- [Written exercise]
All of the data should be repeated exactly; pictures are not part of the copy.
══ Data excerpt
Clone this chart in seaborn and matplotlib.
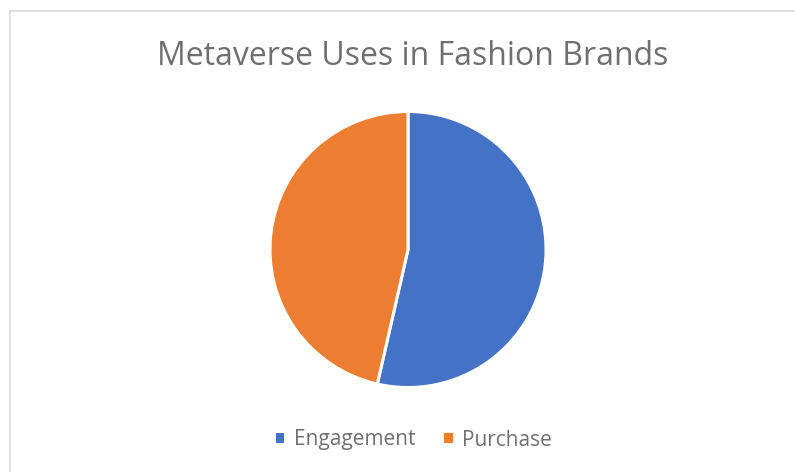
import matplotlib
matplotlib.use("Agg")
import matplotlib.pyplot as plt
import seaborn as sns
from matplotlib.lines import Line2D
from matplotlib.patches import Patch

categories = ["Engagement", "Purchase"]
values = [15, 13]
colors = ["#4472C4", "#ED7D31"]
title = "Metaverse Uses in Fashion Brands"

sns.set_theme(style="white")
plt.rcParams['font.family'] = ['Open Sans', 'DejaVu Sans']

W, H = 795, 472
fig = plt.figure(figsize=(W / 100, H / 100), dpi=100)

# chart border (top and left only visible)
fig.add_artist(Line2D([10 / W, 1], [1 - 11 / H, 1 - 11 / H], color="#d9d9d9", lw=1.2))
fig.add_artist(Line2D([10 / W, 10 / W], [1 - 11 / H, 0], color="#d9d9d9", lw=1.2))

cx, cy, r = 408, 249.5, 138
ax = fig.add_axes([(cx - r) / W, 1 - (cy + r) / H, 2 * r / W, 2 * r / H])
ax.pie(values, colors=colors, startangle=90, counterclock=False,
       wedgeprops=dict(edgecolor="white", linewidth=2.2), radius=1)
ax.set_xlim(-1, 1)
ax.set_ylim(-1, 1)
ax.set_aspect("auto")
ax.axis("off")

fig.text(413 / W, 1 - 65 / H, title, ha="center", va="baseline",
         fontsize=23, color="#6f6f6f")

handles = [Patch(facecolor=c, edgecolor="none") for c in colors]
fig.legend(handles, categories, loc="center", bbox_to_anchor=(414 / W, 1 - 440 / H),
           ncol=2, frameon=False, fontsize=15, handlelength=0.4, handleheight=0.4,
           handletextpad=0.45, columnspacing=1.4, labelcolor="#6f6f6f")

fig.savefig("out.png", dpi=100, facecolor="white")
════
- [Full answer]
Clone this chart in seaborn and matplotlib.
import matplotlib
matplotlib.use("Agg")
import matplotlib.pyplot as plt
import seaborn as sns
from matplotlib.lines import Line2D
from matplotlib.patches import Patch

categories = ["Engagement", "Purchase"]
values = [15, 13]
colors = ["#4472C4", "#ED7D31"]
title = "Metaverse Uses in Fashion Brands"

sns.set_theme(style="white")
plt.rcParams['font.family'] = ['Open Sans', 'DejaVu Sans']

W, H = 795, 472
fig = plt.figure(figsize=(W / 100, H / 100), dpi=100)

# chart border (top and left only visible)
fig.add_artist(Line2D([10 / W, 1], [1 - 11 / H, 1 - 11 / H], color="#d9d9d9", lw=1.2))
fig.add_artist(Line2D([10 / W, 10 / W], [1 - 11 / H, 0], color="#d9d9d9", lw=1.2))

cx, cy, r = 408, 249.5, 138
ax = fig.add_axes([(cx - r) / W, 1 - (cy + r) / H, 2 * r / W, 2 * r / H])
ax.pie(values, colors=colors, startangle=90, counterclock=False,
       wedgeprops=dict(edgecolor="white", linewidth=2.2), radius=1)
ax.set_xlim(-1, 1)
ax.set_ylim(-1, 1)
ax.set_aspect("auto")
ax.axis("off")

fig.text(413 / W, 1 - 65 / H, title, ha="center", va="baseline",
         fontsize=23, color="#6f6f6f")

handles = [Patch(facecolor=c, edgecolor="none") for c in colors]
fig.legend(handles, categories, loc="center", bbox_to_anchor=(414 / W, 1 - 440 / H),
           ncol=2, frameon=False, fontsize=15, handlelength=0.4, handleheight=0.4,
           handletextpad=0.45, columnspacing=1.4, labelcolor="#6f6f6f")

fig.savefig("out.png", dpi=100, facecolor="white")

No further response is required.